Le blocage rencontré, récemment et à deux reprises, lors de l’élection des membres de l’Instance supérieure indépendante pour les élections (ISIE) et l’absence de consensus entre les présidents des groupes parlementaires sur certains candidats soulèvent plusieurs interrogations sur l’indépendance des instances constitutionnelles.
Selon plusieurs acteurs politiques, l’indépendance des instances constitutionnelles se trouve confrontée aux exigences des coalitions politiques et aux attentes et objectifs des partis majoritaires qui œuvrent à imposer leurs règles du jeu.
Pour rappel, l’ISIE a commencé à vaciller depuis le démarrage de la discussion de la loi organique relative aux élections et référendums. Une période marquée par la démission du président de l’instance et de deux de ses membres.
Le dirigeant du Front populaire Zied Lakhdhar considère que “ce qui se passe aujourd’hui à l’ISIE prouve l’existence d’un violent tiraillement politique entre les partis au pouvoir pour mettre la main sur les instances constitutionnelles, à dessein d’entraver le processus démocratique”.
Même son de cloche pour Salah Bargaoui, membre du bureau du parlement chargé des instances constitutionnelles et de la relation avec le pouvoir judiciaire. Selon lui, la plupart des instances souffrent aujourd’hui de la partialité de leurs membres. Bargaoui se dit convaincu que chaque partie au sein de l’Assemblée des représentants du peuple prend la défense du candidat qu’elle a choisi.
Il a évoqué, dans la foulée, la situation de l’Instance Vérité et Dignité (IVD) dont la mission touche à sa fin sur fond de vif conflit entre ses membres.
Aux tensions internes, s’ajoutent l’incapacité du parlement à combler la vacance au sein de cette instance, a-t-il relevé.
Les groupes parlementaires du Front, d’Afek Tounes, d’Al Horra-Machrou Tounes et d’Al Watania ainsi que le groupe démocratique s’étaient retirés de la plénière consacrée à l’élection de nouveaux membres de l’IVD. Ils ont dénoncé l’intention des deux partis majoritaires (Nidaa Tounes et Ennahdha) d’imposer leurs propres candidats sans concertation.
De plus, “l’adoption du principe de la majorité des deux tiers dans l’élection des membres des instances contraint les groupes parlementaires à recourir aux coalitions partisanes afin de choisir des membres indépendants pour des instances indépendantes”, a-t-il fait observer.

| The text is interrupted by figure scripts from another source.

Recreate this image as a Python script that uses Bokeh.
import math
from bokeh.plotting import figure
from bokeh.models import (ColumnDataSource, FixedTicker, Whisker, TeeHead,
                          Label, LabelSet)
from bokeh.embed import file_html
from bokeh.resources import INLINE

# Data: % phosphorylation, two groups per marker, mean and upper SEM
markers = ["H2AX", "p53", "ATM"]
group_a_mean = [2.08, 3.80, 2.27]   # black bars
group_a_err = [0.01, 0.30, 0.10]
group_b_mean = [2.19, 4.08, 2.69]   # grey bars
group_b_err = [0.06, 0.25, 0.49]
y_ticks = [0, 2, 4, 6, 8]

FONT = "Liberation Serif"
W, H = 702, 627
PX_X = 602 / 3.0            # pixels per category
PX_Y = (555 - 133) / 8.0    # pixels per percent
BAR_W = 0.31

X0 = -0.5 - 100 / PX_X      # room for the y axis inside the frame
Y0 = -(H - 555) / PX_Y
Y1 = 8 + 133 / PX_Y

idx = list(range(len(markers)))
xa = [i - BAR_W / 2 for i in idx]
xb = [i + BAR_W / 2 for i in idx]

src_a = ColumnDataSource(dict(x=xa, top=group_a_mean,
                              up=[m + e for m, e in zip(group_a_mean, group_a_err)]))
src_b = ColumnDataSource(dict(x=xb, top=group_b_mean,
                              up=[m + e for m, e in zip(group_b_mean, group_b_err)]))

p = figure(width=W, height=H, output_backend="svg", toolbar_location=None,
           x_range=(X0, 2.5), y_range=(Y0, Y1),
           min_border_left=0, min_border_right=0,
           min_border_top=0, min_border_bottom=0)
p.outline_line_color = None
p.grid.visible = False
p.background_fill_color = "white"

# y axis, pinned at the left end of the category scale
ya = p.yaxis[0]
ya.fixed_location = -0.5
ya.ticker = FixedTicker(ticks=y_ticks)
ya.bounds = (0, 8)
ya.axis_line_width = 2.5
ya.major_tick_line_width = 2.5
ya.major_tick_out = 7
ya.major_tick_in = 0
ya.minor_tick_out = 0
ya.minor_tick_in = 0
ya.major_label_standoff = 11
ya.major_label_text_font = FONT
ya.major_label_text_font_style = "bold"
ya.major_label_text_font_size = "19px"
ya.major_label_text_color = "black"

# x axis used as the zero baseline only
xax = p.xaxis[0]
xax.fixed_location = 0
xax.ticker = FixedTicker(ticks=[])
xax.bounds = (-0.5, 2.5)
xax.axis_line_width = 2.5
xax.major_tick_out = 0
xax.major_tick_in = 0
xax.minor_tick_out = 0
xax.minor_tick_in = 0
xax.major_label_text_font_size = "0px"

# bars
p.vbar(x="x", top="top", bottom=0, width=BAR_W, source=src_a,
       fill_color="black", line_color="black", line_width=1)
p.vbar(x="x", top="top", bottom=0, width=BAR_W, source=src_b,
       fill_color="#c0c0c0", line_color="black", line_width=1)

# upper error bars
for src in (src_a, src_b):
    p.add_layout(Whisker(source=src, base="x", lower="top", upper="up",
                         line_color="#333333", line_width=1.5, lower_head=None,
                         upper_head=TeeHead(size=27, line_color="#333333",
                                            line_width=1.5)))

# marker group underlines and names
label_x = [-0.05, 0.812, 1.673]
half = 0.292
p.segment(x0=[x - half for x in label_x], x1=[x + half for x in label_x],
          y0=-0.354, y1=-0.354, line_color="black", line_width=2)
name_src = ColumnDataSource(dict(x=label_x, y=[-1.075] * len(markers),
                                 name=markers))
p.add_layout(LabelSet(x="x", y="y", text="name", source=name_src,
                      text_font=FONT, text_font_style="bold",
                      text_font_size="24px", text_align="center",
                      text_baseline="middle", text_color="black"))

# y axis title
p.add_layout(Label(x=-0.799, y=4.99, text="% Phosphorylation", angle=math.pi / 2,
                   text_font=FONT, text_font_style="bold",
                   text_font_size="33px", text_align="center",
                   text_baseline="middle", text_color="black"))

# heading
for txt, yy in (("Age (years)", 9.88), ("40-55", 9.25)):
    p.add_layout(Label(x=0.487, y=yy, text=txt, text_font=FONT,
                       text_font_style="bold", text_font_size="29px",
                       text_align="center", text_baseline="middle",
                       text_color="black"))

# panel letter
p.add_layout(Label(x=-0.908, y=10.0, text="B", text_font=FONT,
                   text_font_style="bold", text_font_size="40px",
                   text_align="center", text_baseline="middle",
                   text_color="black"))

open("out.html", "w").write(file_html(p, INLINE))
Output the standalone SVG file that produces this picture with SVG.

L’instance de la bonne gouvernance et de la lutte contre la corruption qui remplacera l’instance de lutte contre la corruption n’a pas encore été mise en place. La loi portant création de cette instance a été adoptée en juillet dernier après plusieurs recours auprès de l’instance provisoire de contrôle de la constitutionnalité des projets de loi.
Pour le reste des instances, il est à noter que le gouvernement n’a adressé aucun projet dans ce sens à l’exception de la proposition de loi portant création du comité supérieur des droits de l’homme et des libertés fondamentales. Le gouvernement a, par contre, proposé une loi-cadre pour toutes les instances constitutionnelles qui fut adoptée par le parlement en juillet dernier.
Dans son chapitre VI, la Constitution prévoit la création de 5 instances constitutionelles indépendantes; l’instance des élections, l’Instance de la communication audiovisuelle, l’Instance des droits de l’Homme, l’Instance du développement durable et des droits des générations futures, l’Instance de la bonne gouvernance et de la lutte contre la corruption. Les instances constitutionnelles indépendantes œuvrent au renforcement de la démocratie. Toutes les institutions de l’Etat doivent faciliter l’accomplissement de leurs missions. Ces instances sont dotées de la personnalité juridique et de l’autonomie administrative et financière.
Elles sont élues par l’Assemblée des représentants du peuple à la majorité qualifiée”.